NPR vs. Mike Pence on late-term abortion: Nothing to see here?

Ask some people about Roe v. Wade, and you get a blank stare.  The card for a light-heavyweight match?  The ignorance can be almost that deep.

It isn't ignorance, though, but a nothing-to-see-here casualness that comes through a certain type of commentary about late-stage abortion.  Let's take the example of NPR's "fact-checking" of Vice President Mike Pence during the Republican National Convention.

Here's what NPR calls one of Pence's "inaccurate or questionable claims": "Joe Biden, he supports taxpayer funding of abortions, right up to the moment of birth."

Here, in part, is NPR's rejoinder: "Biden has not explicitly expressed support for late-term abortions.  He wants to codify Roe v. Wade and reup federal funding for Planned Parenthood."

This is risible.  You may think Roe the deliverance of women.  You may think Roe a curse upon the land.  But you can't be thinking at all if you don't recognize that to codify Roe is to support the foundation of late-term abortions.

Roe permits no restriction on abortion to protect the unborn until about 24 weeks into a pregnancy, a proximate marker for fetal viability, after which an abortion may be done to protect the life or health of the mother.  The health exception could hardly be wider than as set out by Doe v.
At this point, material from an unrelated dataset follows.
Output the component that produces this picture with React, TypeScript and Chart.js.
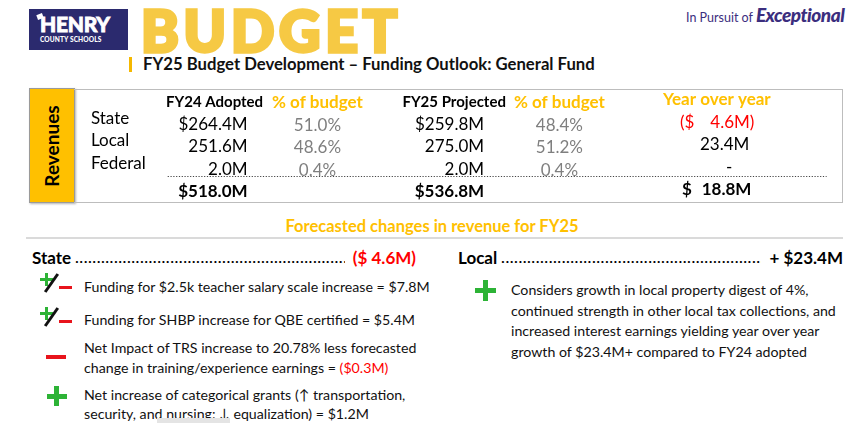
import React, { useEffect, useRef } from 'react';
import { Chart, registerables } from 'chart.js';

Chart.register(...registerables);

// ---------- data ----------
const rowLabels = ['State', 'Local', 'Federal'];
const columnHeaders = ['FY24 Adopted', '% of budget', 'FY25 Projected', '% of budget', 'Year over year'];
const fy24Adopted = [264.4, 251.6, 2.0];
const fy24Share = [51.0, 48.6, 0.4];
const fy25Projected = [259.8, 275.0, 2.0];
const fy25Share = [48.4, 51.2, 0.4];
const yearOverYear = [-4.6, 23.4, 0];
const fy24Total = 518.0;
const fy25Total = 536.8;
const yoyTotal = 18.8;

const stateBullets = [
  ['Funding for $2.5k teacher salary scale increase = $7.8M'],
  ['Funding for SHBP increase for QBE certified = $5.4M'],
  ['Net Impact of TRS increase to 20.78% less forecasted', 'change in training/experience earnings = '],
  ['Net increase of categorical grants (\u2191 transportation,', 'security, and nursing: \u2193 equalization)  = $1.2M'],
];
const localBullet = [
  'Considers growth in local property digest of 4%,',
  'continued strength in other local tax collections, and',
  'increased interest earnings yielding year over year',
  'growth of $23.4M+ compared to FY24 adopted',
];

// ---------- layout / style ----------
const FONT = 'Lato, "Open Sans", sans-serif';
const ORANGE = '#FFC000';
const RED = '#FF0000';
const GREEN = '#2DB336';
const GRAY = '#7F7F7F';
// x anchors in % of the table width
const LABEL_X = 2.2;
const HEADER_X = [18.3, 31.7, 49.5, 63.2, 83.7];
const VALUE_X = [22.6, 31.7, 53.4, 63.2, 88.2];
const YOY_SIGN_X = 78.9;
const YOY_DASH_X = 85.3;

const fmtMoney = (v: number) => v.toFixed(1) + 'M';

const tablePlugin = {
  id: 'revenueTable',
  afterDatasetsDraw(chart: any) {
    const ctx = chart.ctx;
    const xs = chart.scales.x;
    const ys = chart.scales.y;
    ctx.save();
    ctx.textBaseline = 'middle';

    // row labels
    ctx.font = `17px ${FONT}`;
    ctx.fillStyle = '#000';
    ctx.textAlign = 'left';
    rowLabels.forEach((l, i) => ctx.fillText(l, xs.getPixelForValue(LABEL_X), ys.getPixelForValue(i + 1) - 5));

    // headers
    ctx.textAlign = 'center';
    columnHeaders.forEach((h, c) => {
      const black = c === 0 || c === 2;
      ctx.font = black ? `bold 15px ${FONT}` : `bold 17px ${FONT}`;
      ctx.fillStyle = black ? '#000' : ORANGE;
      ctx.fillText(h, xs.getPixelForValue(HEADER_X[c]), ys.getPixelForValue(0) + (c === 4 ? -2 : 1));
    });

    // dotted separator
    ctx.beginPath();
    ctx.setLineDash([1.2, 1.6]);
    ctx.strokeStyle = '#444';
    ctx.lineWidth = 1;
    const ly = Math.round(ys.getPixelForValue(3.33)) + 0.5;
    ctx.moveTo(xs.getPixelForValue(12.2), ly);
    ctx.lineTo(xs.getPixelForValue(98), ly);
    ctx.stroke();
    ctx.setLineDash([]);

    // cells
    chart.data.datasets.forEach((ds: any, d: number) => {
      const meta = chart.getDatasetMeta(d);
      meta.data.forEach((pt: any, i: number) => {
        const cell = ds.data[i];
        const x = pt.x;
        const y = pt.y + 1;
        if (ds.kind === 'money') {
          ctx.textAlign = 'right';
          ctx.fillStyle = '#000';
          ctx.font = cell.total ? `bold 17px ${FONT}` : `17px ${FONT}`;
          const txt = (cell.total || i === 0 ? '$' : '') + fmtMoney(cell.v);
          ctx.fillText(txt, x, y);
        } else if (ds.kind === 'share') {
          ctx.textAlign = 'center';
          ctx.fillStyle = GRAY;
          ctx.font = `17px ${FONT}`;
          ctx.fillText(cell.v.toFixed(1) + '%', x, y + 1);
        } else if (ds.kind === 'yoy') {
          const sx = xs.getPixelForValue(YOY_SIGN_X);
          const yy = y - 2;
          if (cell.total) {
            ctx.font = `bold 17px ${FONT}`;
            ctx.fillStyle = '#000';
            ctx.textAlign = 'left';
            ctx.fillText('$', sx + 2, yy);
            ctx.textAlign = 'right';
            ctx.fillText(fmtMoney(cell.v), x, yy);
          } else if (cell.v < 0) {
            ctx.font = `17px ${FONT}`;
            ctx.fillStyle = RED;
            ctx.textAlign = 'left';
            ctx.fillText('($', sx, yy);
            ctx.textAlign = 'right';
            ctx.fillText(fmtMoney(-cell.v) + ')', x + 3, yy);
          } else if (cell.v === 0) {
            ctx.font = `17px ${FONT}`;
            ctx.fillStyle = '#000';
            ctx.textAlign = 'center';
            ctx.fillText('-', xs.getPixelForValue(YOY_DASH_X), yy);
          } else {
            ctx.font = `17px ${FONT}`;
            ctx.fillStyle = '#000';
            ctx.textAlign = 'right';
            ctx.fillText(fmtMoney(cell.v), x - 2, yy);
          }
        }
      });
    });
    ctx.restore();
  },
};

function RevenueTable() {
  const ref = useRef<HTMLCanvasElement>(null);
  useEffect(() => {
    if (!ref.current) return;
    const col = (c: number, values: number[], total: number | null) => {
      const pts: any[] = values.map((v, i) => ({ x: VALUE_X[c], y: i + 1, v }));
      if (total !== null) pts.push({ x: VALUE_X[c], y: 4, v: total, total: true });
      return pts;
    };
    const chart = new Chart(ref.current, {
      type: 'scatter',
      data: {
        datasets: [
          { label: columnHeaders[0], kind: 'money', data: col(0, fy24Adopted, fy24Total) } as any,
          { label: columnHeaders[1], kind: 'share', data: col(1, fy24Share, null) } as any,
          { label: columnHeaders[2], kind: 'money', data: col(2, fy25Projected, fy25Total) } as any,
          { label: columnHeaders[3], kind: 'share', data: col(3, fy25Share, null) } as any,
          { label: columnHeaders[4], kind: 'yoy', data: col(4, yearOverYear, yoyTotal) } as any,
        ],
      },
      options: {
        animation: false,
        responsive: false,
        maintainAspectRatio: false,
        layout: { padding: 0 },
        elements: { point: { radius: 0, hoverRadius: 0 } },
        events: [],
        scales: {
          x: { type: 'linear', min: 0, max: 100, display: false },
          y: { type: 'linear', min: -0.5, max: 4.5, reverse: true, display: false },
        },
        plugins: { legend: { display: false }, tooltip: { enabled: false } },
      },
      plugins: [tablePlugin],
    });
    return () => chart.destroy();
  }, []);
  return <canvas ref={ref} width={768} height={112} style={{ display: 'block' }} />;
}

const abs = (x: number, y: number, extra: any = {}) => ({ position: 'absolute' as const, left: x, top: y, ...extra });

function PlusMinus({ x, y }: { x: number; y: number }) {
  return (
    <div style={abs(x, y, { width: 34, height: 22 })}>
      <div style={abs(0, 5, { width: 13, height: 3, background: GREEN })} />
      <div style={abs(5, 0, { width: 3, height: 13, background: GREEN })} />
      <div style={abs(10, -1, { width: 3, height: 22, background: '#111', transform: 'rotate(35deg)' })} />
      <div style={abs(19, 13, { width: 13, height: 3, background: '#E8141C' })} />
    </div>
  );
}

function Plus({ cx, cy, size, th }: { cx: number; cy: number; size: number; th: number }) {
  return (
    <>
      <div style={abs(cx - size / 2, cy - th / 2, { width: size, height: th, background: GREEN })} />
      <div style={abs(cx - th / 2, cy - size / 2, { width: th, height: size, background: GREEN })} />
    </>
  );
}

function Line({ x, cy, children, style }: any) {
  return (
    <div style={abs(x, cy - 10, { lineHeight: '20px', whiteSpace: 'nowrap', fontSize: 14.2, color: '#111', ...style })}>
      {children}
    </div>
  );
}

function DotLeader({ x, cy, width, label, value, valueColor }: any) {
  return (
    <div
      style={abs(x, cy - 11, {
        width,
        display: 'flex',
        lineHeight: '22px',
        fontWeight: 700,
        fontSize: 17,
        whiteSpace: 'nowrap',
        color: '#000',
      })}
    >
      <span>{label}&nbsp;</span>
      <span style={{ flex: 1, overflow: 'hidden', fontSize: 14, letterSpacing: 1 }}>{'.'.repeat(120)}</span>
      <span style={{ color: valueColor }}>&nbsp;&nbsp;{value}</span>
    </div>
  );
}

export default function App() {
  useEffect(() => {
    document.body.style.margin = '0';
  }, []);
  return (
    <div
      style={{
        position: 'relative',
        width: 864,
        height: 423,
        overflow: 'hidden',
        background: '#fff',
        fontFamily: FONT,
      }}
    >
      {/* logo */}
      <div style={abs(29, 9, { width: 99, height: 41, background: '#2B2A6E' })}>
        <div style={abs(8, 5, { width: 6, height: 5, background: '#fff', transform: 'rotate(-20deg)' })} />
        <div
          style={abs(11, 3, {
            color: '#fff',
            fontWeight: 900,
            fontSize: 21,
            lineHeight: '24px',
            letterSpacing: -0.3,
            WebkitTextStroke: '0.8px #fff',
          })}
        >
          HENRY
        </div>
        <div style={abs(11, 26, { color: '#fff', fontWeight: 900, fontSize: 6.6, lineHeight: '8px', letterSpacing: 0.1 })}>
          COUNTY SCHOOLS
        </div>
      </div>
      <div
        style={abs(141, -2, {
          color: '#F6C944',
          fontWeight: 900,
          fontSize: 57,
          lineHeight: '64px',
          letterSpacing: 4.8,
          WebkitTextStroke: '3.5px #F6C944',
        })}
      >
        BUDGET
      </div>
      <div style={abs(686, 5, { color: '#3B2E7E', fontSize: 12.5, lineHeight: '20px', whiteSpace: 'nowrap' })}>
        In Pursuit of{' '}
        <span style={{ fontStyle: 'italic', fontWeight: 900, fontSize: 19, letterSpacing: -0.5 }}>Exceptional</span>
      </div>

      <div style={abs(129, 57, { width: 2.5, height: 15, background: '#F5B800' })} />
      <div style={abs(143, 53, { fontWeight: 700, fontSize: 16.7, lineHeight: '22px', color: '#111', whiteSpace: 'nowrap' })}>
        FY25 Budget Development – Funding Outlook: General Fund
      </div>

      {/* revenue table */}
      <div
        style={abs(29, 88, {
          width: 44,
          height: 113,
          background: '#FFC000',
          border: '1px solid #9a9a9a',
          boxShadow: '1px 1px 2px rgba(0,0,0,0.3)',
        })}
      >
        <div
          style={abs(22, 57, {
            transform: 'translate(-50%, -50%) rotate(-90deg)',
            fontWeight: 700,
            fontSize: 19,
            lineHeight: '22px',
            color: '#000',
            whiteSpace: 'nowrap',
          })}
        >
          Revenues
        </div>
      </div>
      <div
        style={abs(74, 89, {
          width: 768,
          height: 112,
          borderTop: '1.5px solid #BDBDBD',
          borderRight: '1.5px solid #BDBDBD',
          borderBottom: '1.5px solid #BDBDBD',
        })}
      >
        <RevenueTable />
      </div>

      {/* forecast section */}
      <div style={abs(0, 215, { width: 864, textAlign: 'center', color: ORANGE, fontWeight: 700, fontSize: 16.5, lineHeight: '22px' })}>
        Forecasted changes in revenue for FY25
      </div>
      <div style={abs(26, 237, { width: 817, height: 2, background: '#DADADA' })} />

      <DotLeader x={32} cy={258} width={384} label="State" value="($ 4.6M)" valueColor={RED} />
      <DotLeader x={458} cy={258} width={385} label="Local" value="+ $23.4M" valueColor="#000" />

      <PlusMinus x={40} y={273} />
      <PlusMinus x={40} y={307} />
      <div style={abs(46, 355, { width: 20, height: 4, background: '#E8141C' })} />
      <Plus cx={56.5} cy={396} size={20} th={5} />
      <Plus cx={485} cy={290} size={21} th={5} />

      <Line x={84} cy={287}>{stateBullets[0][0]}</Line>
      <Line x={84} cy={320}>{stateBullets[1][0]}</Line>
      <Line x={84} cy={348}>{stateBullets[2][0]}</Line>
      <Line x={84} cy={368}>
        {stateBullets[2][1]}
        <span style={{ color: RED }}>($0.3M)</span>
      </Line>
      <Line x={84} cy={395}>{stateBullets[3][0]}</Line>
      <Line x={84} cy={414}>{stateBullets[3][1]}</Line>
      <div style={abs(157, 418, { width: 73, height: 5, background: '#E4E4E4' })} />

      {localBullet.map((l, i) => (
        <Line key={i} x={511} cy={290 + i * 20.5}>
          {l}
        </Line>
      ))}
    </div>
  );
}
Bolton, the companion decision to Roe written by the same justice, Harry Blackmun, and issued the same day, Jan. 22, 1973.  Doe, Blackmun stated, considers "all factors — physical, emotional, psychological, familial, and the woman's age — relevant to the well-being of the patient."

It is Roe and ensuing decisions of the Supreme Court that have made the U.S. something of an outlier.  Consider Europe.  Across most of the Continent and Scandanavia, restrictions on abortion, some flexible, some not, start ahead of 24 weeks and often at 12 to 14 weeks.  Only in the United Kingdom and the Netherlands is the abortion regime comparable to that in the U.S.

Oh, but NPR gives this assurance: "only about 1% of abortion occurs after 21 weeks of pregnancy."  This flippancy doesn't survive a little arithmetic.  The Guttmacher Institute, a spin-off of Planned Parenthood, estimates that abortions in the U.S. in 2017 numbered 862,320.  One percent of that figure works out to a rate of just about one every hour around the clock every day.

So what is happening every hour? Here is Anthony Kennedy writing for the majority in Gonzales v. Carhart (2007) and providing, as abridged below, about as understated a description of a second-trimester "standard D&E" as is possible:

The process of evacuating the fetus piece by piece continues until it has been completely removed.  A doctor may make 10 to 15 passes with the forceps to evacuate the fetus in its entirety, though sometimes removal is completed with fewer passes[.] ... The doctor examines the different parts to ensure that the entire fetal body has been removed.

Cases vary, but "choice," in any event, the woman has.  "Choice" isn't what Joe Biden is offering taxpayers — not when he disdains the Hyde amendment intended to prevent federal monies from supporting abortion.  Absent Hyde, every taxpayer becomes a coerced financier of abortion at any stage of pregnancy for any reason.

Let's touch on polling data.  NPR does.  The first thing to know is that many people don't have much to say about Roe.  A poll by the Pew Research Center in 2013 — may we assume no leaps in awareness since then? — found that 37 percent of respondents didn't know that Roe has to do with abortion, though I can't truly say a fight card was among the wrong guesses.  They were school desegregation, the death penalty, and environmental protection.

Now here's NPR: "[a]s of 2019, public support for legal abortion remains at the highest level witnessed since the Pew Research Center began polling on the issue two decades ago.  A majority of Americans (61%) say abortion should be legal in all or most cases."  That's true.  The previous high was 60 percent in 1995.  The lowest over those two decades was 47% in 2009.

Any answer depends on the question.  Six times since 1996, most recently in 2018, Gallup has found national majorities supporting "generally legal" abortion within the first three months of pregnancy and opposing it later.

Also from Gallup, this year: "Unlike other social attitudes in the U.S. — such as on gay marriage [sic], the legalization of marijuana, and even polygamy — Americans' views on the legality of abortion are not evolving but staying roughly where they have been for nearly a half-century."

Mike Pence knows that.  Surely NPR does, too, but would rather not.